Breaking the bottleneck

The Biotechnology Industry Organization (BIO), a trade association representing 920 of the estimated 1,300 US biotechnology companies, has also thrown its weight behind the Hatch–Abraham and Dreier–Lofgren bills. “The bottlenecks on personnel can be quite damaging,” says Chuck Ludlam, BIO's vice-president for government relations. According to the BIO, there are 153,000 people employed in the US biotech industry, about 10 per cent of whom have H-1B visas.

Robert Tjian, a professor of molecular and cell biology at the University of California, Berkeley, understands about the tight labour market. He co-founded the biotech company Tularik in San Francisco about 10 years ago, and says that Tularik “is constantly in the market to hire more chemists”.

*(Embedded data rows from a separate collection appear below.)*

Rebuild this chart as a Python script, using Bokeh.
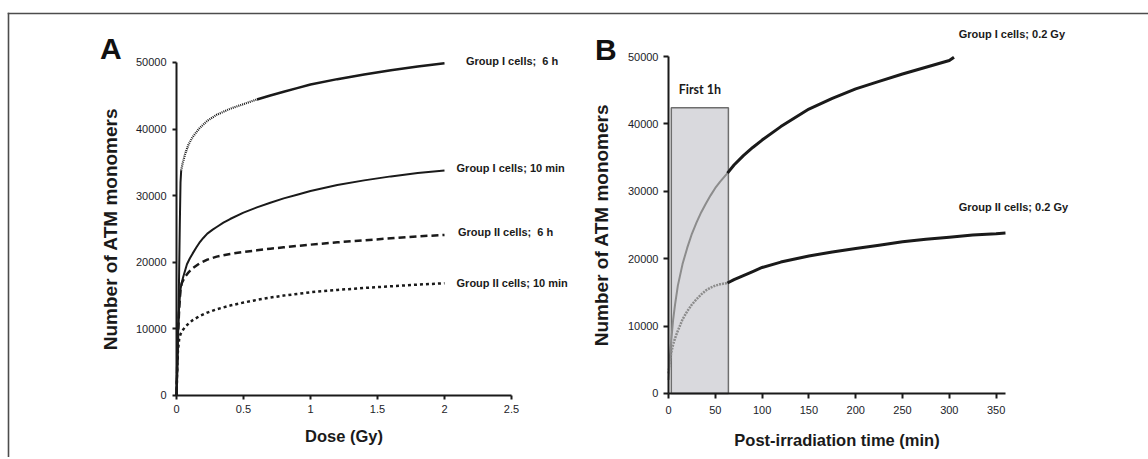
import numpy as np
from bokeh.plotting import figure
from bokeh.models import FixedTicker, Range1d, LinearAxis
from bokeh.layouts import row
from bokeh.embed import file_html
from bokeh.resources import INLINE
from bokeh.core.properties import value

# ---------------- Panel A data (dose response) ----------------
dose_gi6h = [0, 0.005, 0.01, 0.015, 0.02, 0.025, 0.03, 0.035, 0.045, 0.065, 0.09, 0.12, 0.17,
             0.23, 0.3, 0.4, 0.5, 0.6, 0.7, 0.8, 0.9, 1.0, 1.2, 1.4, 1.6, 1.8, 2.0]
atm_gi6h = [0, 3000, 7000, 12000, 19000, 26000, 32000, 33800, 34800, 36300, 37700, 38800, 40100,
            41250, 42150, 43050, 43750, 44450, 45050, 45600, 46150, 46700, 47500, 48200, 48850, 49400, 49900]

dose_gi10 = [0, 0.005, 0.01, 0.02, 0.03, 0.04, 0.05, 0.078, 0.1, 0.12, 0.15, 0.17, 0.2, 0.23, 0.27,
             0.3, 0.35, 0.4, 0.5, 0.6, 0.7, 0.8, 0.9, 1.0, 1.2, 1.4, 1.6, 1.8, 2.0]
atm_gi10 = [0, 5000, 9000, 13500, 16000, 17000, 17800, 19700, 20600, 21300, 22300, 22900, 23650,
            24300, 24900, 25300, 25950, 26500, 27450, 28250, 28950, 29600, 30150, 30700, 31600,
            32300, 32900, 33400, 33800]

dose_gii6h = [0, 0.005, 0.01, 0.02, 0.03, 0.04, 0.06, 0.09, 0.12, 0.17, 0.23, 0.3, 0.4, 0.5,
              0.6, 0.7, 0.8, 0.9, 1.0, 1.2, 1.4, 1.6, 1.8, 2.0]
atm_gii6h = [0, 4500, 8500, 13000, 16000, 16900, 17700, 18500, 19100, 19800, 20400, 20850, 21250, 21550,
             21800, 22050, 22250, 22450, 22650, 23000, 23300, 23600, 23900, 24100]

dose_gii10 = [0, 0.005, 0.01, 0.02, 0.03, 0.04, 0.06, 0.09, 0.12, 0.17, 0.23, 0.3, 0.4, 0.5,
              0.6, 0.7, 0.8, 0.9, 1.0, 1.2, 1.4, 1.6, 1.8, 2.0]
atm_gii10 = [0, 3500, 6500, 8500, 9200, 9600, 10200, 10800, 11300, 11900, 12450, 12950, 13500, 13950,
             14350, 14700, 15000, 15250, 15500, 15850, 16150, 16400, 16650, 16850]

labels_a = ["Group I cells;\u00a0\u00a06 h", "Group I cells; 10 min",
            "Group II cells;\u00a0\u00a06 h", "Group II cells; 10 min"]
ticks_a_x = [0, 0.5, 1, 1.5, 2, 2.5]
ticklabels_a_x = ["0", "0.5", "1", "1.5", "2", "2.5"]
ticks_y = [0, 10000, 20000, 30000, 40000, 50000]
ticklabels_y = ["0", "10000", "20000", "30000", "40000", "50000"]

# ---------------- Panel B data (time course) ----------------
t_gi = [0, 1, 2, 3, 5, 7, 10, 15, 20, 25, 30, 35, 40, 45, 50, 55, 63, 70, 80, 90, 100, 120,
        150, 175, 200, 225, 250, 275, 300, 305]
atm_t_gi = [2000, 4500, 6300, 8000, 11000, 13200, 16000, 19200, 21600, 23700, 25400, 26900, 28200,
            29400, 30500, 31400, 32700, 33900, 35300, 36500, 37600, 39600, 42200, 43800, 45200,
            46300, 47400, 48400, 49400, 49900]

t_gii = [0, 1, 2, 3, 5, 7, 10, 15, 20, 25, 30, 35, 40, 45, 50, 55, 63, 70, 80, 90, 100, 120,
         150, 175, 200, 225, 250, 275, 300, 325, 350, 360]
atm_t_gii = [3000, 4300, 5300, 6100, 7300, 8200, 9300, 11000, 12200, 13200, 14000, 14700, 15300,
             15700, 16000, 16200, 16400, 16900, 17500, 18100, 18700, 19500, 20400, 21000, 21500,
             22000, 22500, 22900, 23200, 23500, 23700, 23800]

labels_b = ["Group I cells; 0.2 Gy", "Group II cells; 0.2 Gy"]
first_hour = (3, 64)      # shaded window, min
first_hour_top = 42400
ticks_b_x = [0, 50, 100, 150, 200, 250, 300, 350]
ticklabels_b_x = ["0", "50", "100", "150", "200", "250", "300", "350"]

FONT = "Liberation Sans"
INK = "#1a1a1a"
FRAME = "#4d4d4d"


def frame_axis(p, side):
    ax = LinearAxis(ticker=FixedTicker(ticks=[]), axis_line_width=1.6, axis_line_color=FRAME,
                    axis_line_cap="square",
                    major_tick_line_color=None, minor_tick_line_color=None,
                    major_tick_out=0, major_tick_in=0, major_label_text_font_size="0px",
                    major_label_standoff=0, axis_label_standoff=0)
    p.add_layout(ax, side)


def style(p, xt, xl, xb, yb, xls, xas, yls, yas, tick_out):
    p.grid.visible = False
    p.outline_line_color = None
    p.background_fill_color = "white"
    p.border_fill_color = "white"
    for ax in (p.xaxis[0], p.yaxis[0]):
        ax.fixed_location = 0
        ax.axis_line_width = 2
        ax.axis_line_color = INK
        ax.major_tick_line_width = 2
        ax.major_tick_line_color = INK
        ax.major_tick_out = tick_out
        ax.major_tick_in = 0
        ax.minor_tick_line_color = None
        ax.major_label_text_font = FONT
        ax.major_label_text_font_size = "11px"
        ax.major_label_text_color = "#1c1c28"
        ax.axis_label_text_font = FONT
        ax.axis_label_text_font_style = "bold"
        ax.axis_label_text_color = INK
    p.xaxis[0].ticker = FixedTicker(ticks=xt)
    p.xaxis[0].major_label_overrides = {t: l for t, l in zip(xt, xl)}
    p.yaxis[0].ticker = FixedTicker(ticks=ticks_y)
    p.yaxis[0].major_label_overrides = {t: l for t, l in zip(ticks_y, ticklabels_y)}
    p.xaxis[0].bounds = xb
    p.yaxis[0].bounds = yb
    p.xaxis[0].major_label_standoff = xls
    p.xaxis[0].axis_label_standoff = xas
    p.yaxis[0].major_label_standoff = yls
    p.yaxis[0].axis_label_standoff = yas
    p.xaxis[0].axis_label_text_font_size = "16.5px"
    p.yaxis[0].axis_label_text_font_size = "19px"


# ---------------- Panel A ----------------
pA = figure(width=578, height=457, output_backend="svg", toolbar_location=None,
            x_range=Range1d(-1.2537, 3.0), y_range=Range1d(-9310, 57357),
            min_border_left=8, min_border_right=0, min_border_top=13, min_border_bottom=0,
            x_axis_label="Dose (Gy)", y_axis_label="Number of ATM monomers")
style(pA, ticks_a_x, ticklabels_a_x, (0, 2.5), (0, 50000), 6, 10, 6, 12, 4)
frame_axis(pA, "above")
frame_axis(pA, "left")

d6 = np.array(dose_gi6h)
a6 = np.array(atm_gi6h)
m1 = d6 <= 0.035
m2 = (d6 >= 0.035) & (d6 <= 0.6)
m3 = d6 >= 0.6
pA.line(d6[m1], a6[m1], line_color=INK, line_width=2)
pA.line(d6[m2], a6[m2], line_color=INK, line_width=2.2, line_dash="1 1")
pA.line(d6[m3], a6[m3], line_color=INK, line_width=2.5)
pA.line(dose_gi10, atm_gi10, line_color=INK, line_width=2)
pA.line(dose_gii6h, atm_gii6h, line_color=INK, line_width=2.5, line_dash="7 4")
pA.line(dose_gii10, atm_gii10, line_color=INK, line_width=2.5, line_dash="3 3")

ends_a = [atm_gi6h[-1], atm_gi10[-1], atm_gii6h[-1], atm_gii10[-1]]
pA.text(x=[2.16, 2.09, 2.10, 2.09],
        y=[ends_a[0] + 300, ends_a[1] + 300, ends_a[2] + 500, ends_a[3]],
        text=labels_a, text_font=value(FONT), text_font_style="bold",
        text_font_size="11px", text_baseline="middle", text_align="left", text_color=INK)
pA.text(x=[-0.49], y=[52100], text=["A"], text_font=value(FONT), text_font_style="bold",
        text_font_size="30px", text_align="center", text_baseline="middle", text_color="#111111")

# ---------------- Panel B ----------------
pB = figure(width=570, height=457, output_backend="svg", toolbar_location=None,
            x_range=Range1d(-96.14, 512.8), y_range=Range1d(-9496, 56380),
            min_border_left=0, min_border_right=0, min_border_top=13, min_border_bottom=0,
            x_axis_label="Post-irradiation time (min)", y_axis_label="Number of ATM monomers")
style(pB, ticks_b_x, ticklabels_b_x, (0, 360), (0, 50000), 8, 13, 5, 13, 5)
frame_axis(pB, "above")

pB.quad(left=[first_hour[0]], right=[first_hour[1]], bottom=[0], top=[first_hour_top],
        fill_color="#d9d9dd", line_color="#6e6e6e", line_width=1.5)

tg = np.array(t_gi)
ag = np.array(atm_t_gi)
tq = np.array(t_gii)
aq = np.array(atm_t_gii)
end_h = first_hour[1] - 1
pB.line(tg[tg <= end_h], ag[tg <= end_h], line_color="#8c8c8c", line_width=2)
pB.line(tg[tg >= end_h], ag[tg >= end_h], line_color=INK, line_width=3)
pB.line(tq[tq <= end_h], aq[tq <= end_h], line_color="#8c8c8c", line_width=2.5, line_dash="2 1")
pB.line(tq[tq >= end_h], aq[tq >= end_h], line_color=INK, line_width=3)

pB.text(x=[310, 310], y=[53370, 27640], text=labels_b, text_font=value(FONT),
        text_font_style="bold", text_font_size="11px", text_baseline="middle",
        text_align="left", text_color=INK)
pB.text(x=[(first_hour[0] + first_hour[1]) / 2], y=[45060], text=["First 1h"],
        text_font=value("Lato"), text_font_style="bold", text_font_size="12.5px",
        text_baseline="middle", text_align="center", text_color="#1a1a1a")
pB.text(x=[-67], y=[51040], text=["B"], text_font=value(FONT), text_font_style="bold",
        text_font_size="30px", text_align="center", text_baseline="middle", text_color="#111111")

layout = row(pA, pB)
open("out.html", "w").write(file_html(layout, INLINE))
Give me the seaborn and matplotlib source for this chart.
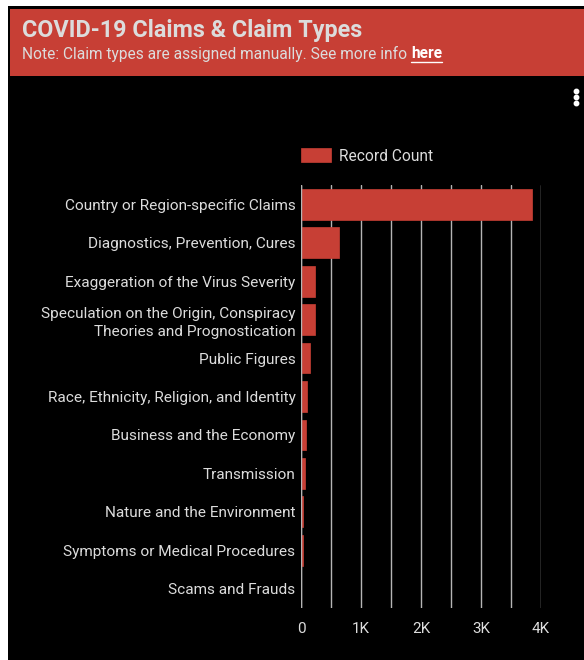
import matplotlib
matplotlib.use("Agg")
import matplotlib.pyplot as plt
import seaborn as sns
import pandas as pd
from matplotlib.patches import Rectangle
from matplotlib.lines import Line2D

categories = [
    "Country or Region-specific Claims",
    "Diagnostics, Prevention, Cures",
    "Exaggeration of the Virus Severity",
    "Speculation on the Origin, Conspiracy\nTheories and Prognostication",
    "Public Figures",
    "Race, Ethnicity, Religion, and Identity",
    "Business and the Economy",
    "Transmission",
    "Nature and the Environment",
    "Symptoms or Medical Procedures",
    "Scams and Frauds",
]
record_count = [3845, 635, 240, 238, 155, 105, 83, 67, 28, 25, 3]
tick_values = [0, 1000, 2000, 3000, 4000]
tick_labels = ["0", "1K", "2K", "3K", "4K"]

df = pd.DataFrame({"Category": categories, "Record Count": record_count})

sns.set_theme(style="dark")
plt.rcParams['font.family'] = ['Roboto', 'DejaVu Sans']

W, H = 584, 660
fig = plt.figure(figsize=(W / 100, H / 100), dpi=100, facecolor="white")

def fx(px):
    return px / W

def fy(py):
    return 1 - py / H

RED = "#c73f35"
TXT = "#dcdcdc"

# black panel
fig.patches.append(Rectangle((fx(8), 0), 1 - fx(8), fy(6), transform=fig.transFigure,
                             facecolor="black", edgecolor="none", zorder=-2))
# red header
fig.patches.append(Rectangle((fx(10), fy(76)), 1 - fx(10), fy(9) - fy(76), transform=fig.transFigure,
                             facecolor=RED, edgecolor="none", zorder=-1))

fig.text(fx(22), fy(30), "COVID-19 Claims & Claim Types", color=TXT, fontsize=16.8,
         fontweight="bold", va="center", ha="left")
note = fig.text(fx(22), fy(54), "Note: Claim types are assigned manually. See more info ",
                color=TXT, fontsize=11.2, va="center", ha="left")
fig.canvas.draw()
r = fig.canvas.get_renderer()
bb = note.get_window_extent(r)
here = fig.text(bb.x1 / W, fy(54), "here", color="white", fontsize=11.2,
                fontweight="bold", va="center", ha="left")
hb = here.get_window_extent(r)
fig.add_artist(Line2D([hb.x0 / W, hb.x1 / W], [fy(62), fy(62)], color="white",
                      lw=1.0, transform=fig.transFigure))

# three dots menu
for yy in (91, 97, 103):
    fig.add_artist(Line2D([fx(576)], [fy(yy)], marker="o", markersize=3.2, color="white",
                          transform=fig.transFigure, linestyle="none"))

ax_left, ax_right = 301, 541
ax_top, ax_bottom = 185, 608
ax = fig.add_axes([fx(ax_left), fy(ax_bottom), fx(ax_right) - fx(ax_left), fy(ax_top) - fy(ax_bottom)])
ax.set_facecolor("black")
ax.set_zorder(2)

sns.barplot(data=df, x="Record Count", y="Category", orient="h", color=RED,
            saturation=1, width=0.8, ax=ax, label="Record Count", zorder=3,
            edgecolor=RED, linewidth=0.5)

ax.set_xlim(0, 4000)
ax.set_xticks(tick_values)
ax.set_xticklabels(tick_labels)
ax.set_xticks(range(500, 4001, 1000), minor=True)
ax.grid(True, axis="x", which="both", color="#b5b5b5", linewidth=1.0, zorder=0)
ax.grid(False, axis="y")
ax.set_axisbelow(True)
ax.axvline(0, color="#b5b5b5", lw=1.0, zorder=4)
for s in ax.spines.values():
    s.set_visible(False)
ax.tick_params(axis="x", which="both", colors=TXT, labelsize=11, length=0, pad=10)
ax.tick_params(axis="y", colors=TXT, labelsize=11.1, length=0, pad=4)
for t in ax.get_yticklabels():
    t.set_multialignment("right")
    t.set_linespacing(1.35)
ax.set_xlabel("")
ax.set_ylabel("")

leg = ax.legend(loc="center left", bbox_to_anchor=(fx(287), fy(156)), bbox_transform=fig.transFigure,
                frameon=False, fontsize=11.2, handlelength=1.95, handleheight=0.95, handletextpad=0.5)
for t in leg.get_texts():
    t.set_color(TXT)

fig.savefig("out.png", dpi=100, facecolor="white")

Although the current policy debate about US immigration is focused almost entirely on highly skilled workers and the H-1B visa quota, there is a larger issue here, says Representative Smith's aide. When Congress began debating the H-1B issue again last year, Smith called it “the tip of the workforce iceberg”, referring to the mismatch between the skills of permanent immigrants admitted to the United States and the needs of the workforce. “The reason why we are spending so much time and energy on temporary, basically foreign guest worker visas, is that our legal immigration system is not meeting the nation's needs,” says Smith's aide. Today, 35 per cent of the almost one million legal immigrants admitted to the United States each year lack a high-school education, Smith's aide notes. At the same time, 90 per cent of new jobs require more than a high-school diploma.

“Historically in this country in times of economic success … people are willing to be quite generous in terms of immigration policy: in times of recession and hardship, that opinion turns around,” says Butterfield.

Few would argue that more needs to be done in education and training to encourage more Americans to go into computer sciences, engineering and other high-tech disciplines. But the high-tech industry argues that there are job vacancies that need filling today, and this is increasing pressure on Congress to ease restrictions on temporary foreign workers as a stop-gap measure. Although it may help with critical labour shortages in certain high-tech sectors, “it's a short-term fix for a long-term challenge”, says Senator Abraham's aide.